Here is the full transcript of Christian Benimana’s Talk: The Next Generation of African Architects and Designers at TED conference.
The longest journey that I have ever taken. That was in 2002. I was only 19 years old. It was the first time I had ever been on an airplane and the first time that I had left my country, Rwanda. I had to move thousands of kilometers away to follow a dream. A dream I have had ever since I was a child. And that dream was to become an architect.
That was impossible at the time in my country. There were no schools of architecture. So when I got a scholarship to study in China, I left my life and my family behind and I moved to Shanghai. It was an amazing time. This country was going through a major building boom.
Shanghai, my new home, was quickly turning into a skyscraper city. China was changing. World-class projects were built to convey a new image of development. Modern, striking engineering marvels were going up literally everywhere. But behind these facades, exploitation of huge numbers of migrant workers, massive displacement of thousands of people made these projects possible. And this fast-paced development also contributed significantly to the pollution that is haunting China today.

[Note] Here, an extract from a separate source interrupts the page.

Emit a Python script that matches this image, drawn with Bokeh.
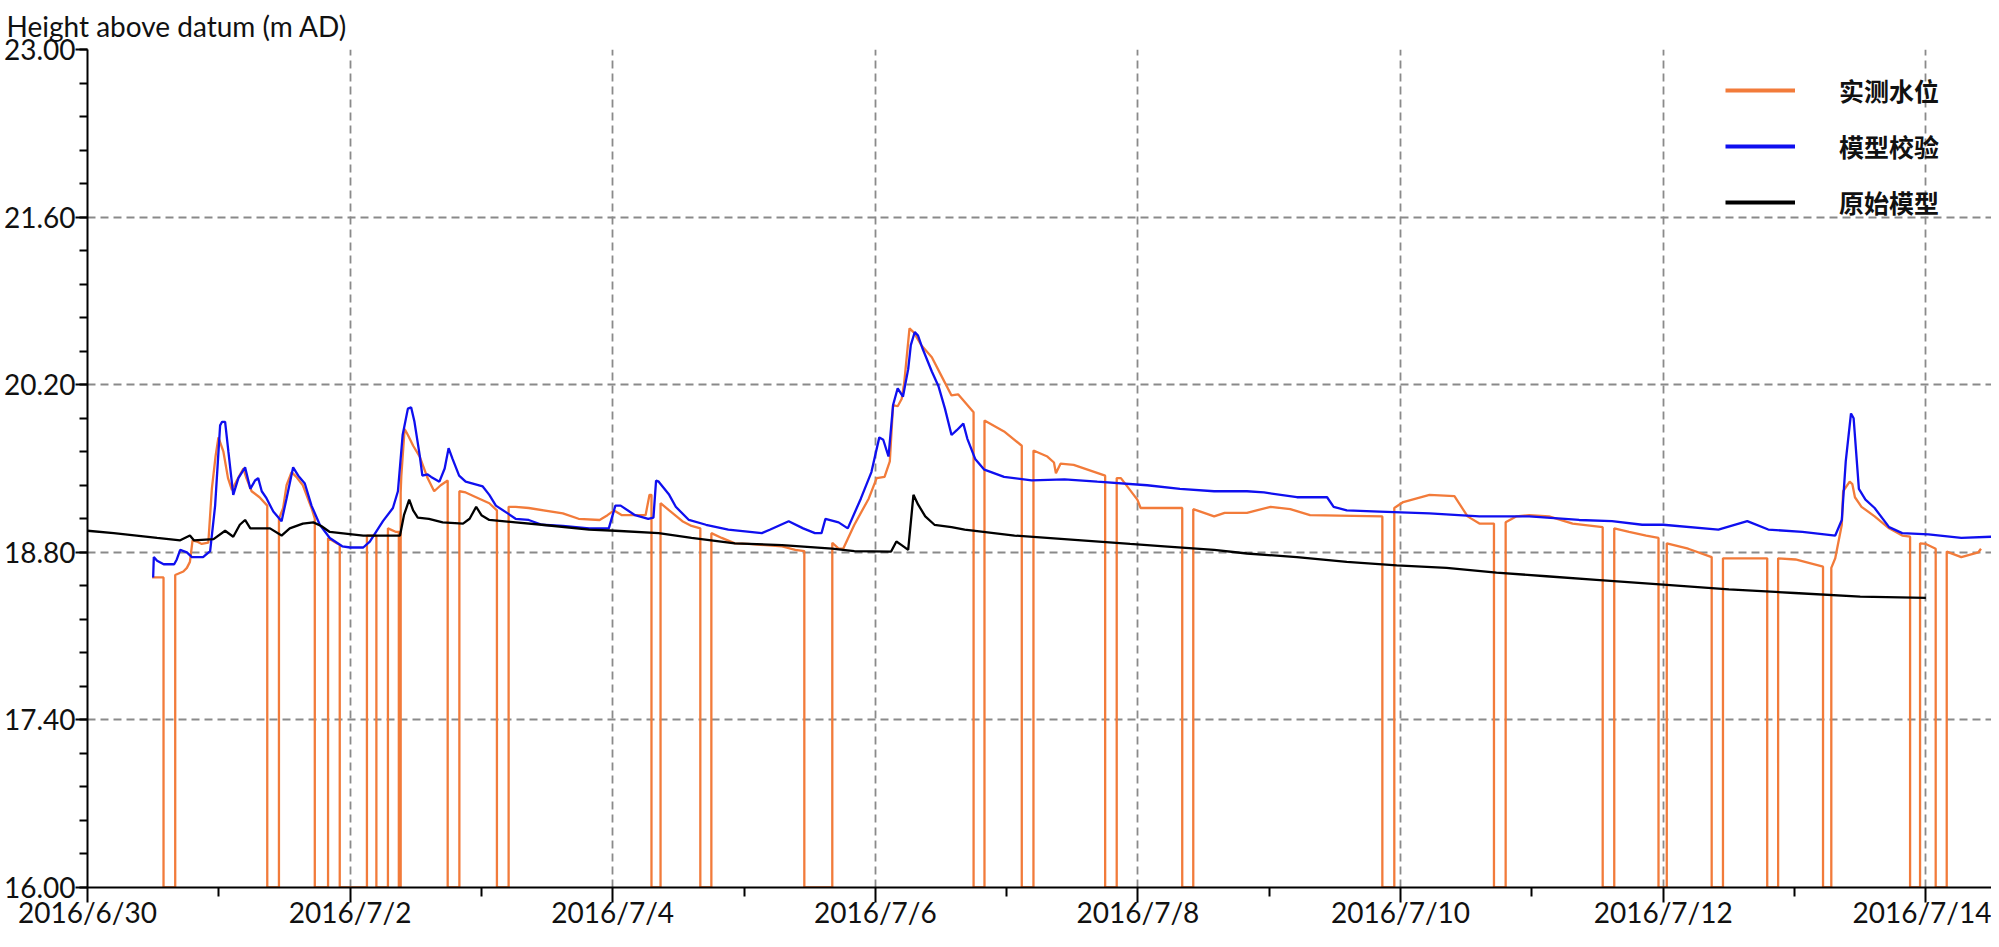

Fast-forward to 2010, when I went back home to Rwanda. There, I found development patterns similar to what I saw in China. The country was and still is experiencing its own population and economic growth. The pressure to build cities, infrastructure and buildings is at its peak, and as a result, there is a massive building boom as well.
This is the reality across the entire continent of Africa, and here’s why. By 2050, Africa’s population will double, reaching 25 billion people. At this point, the African population will be slightly less than the current population of China and India combined. The infrastructure and buildings needed to accommodate this many people is unprecedented in the history of humankind.
We have estimated that by 2050, we have to build 700,000,000 more housing units, more than 300,000 schools and nearly 100,000 health centers. Let me put that into perspective for you. Every day for the next 35 years, we have to build seven health centers, 25 schools and nearly 60,000 housing units each day, every day.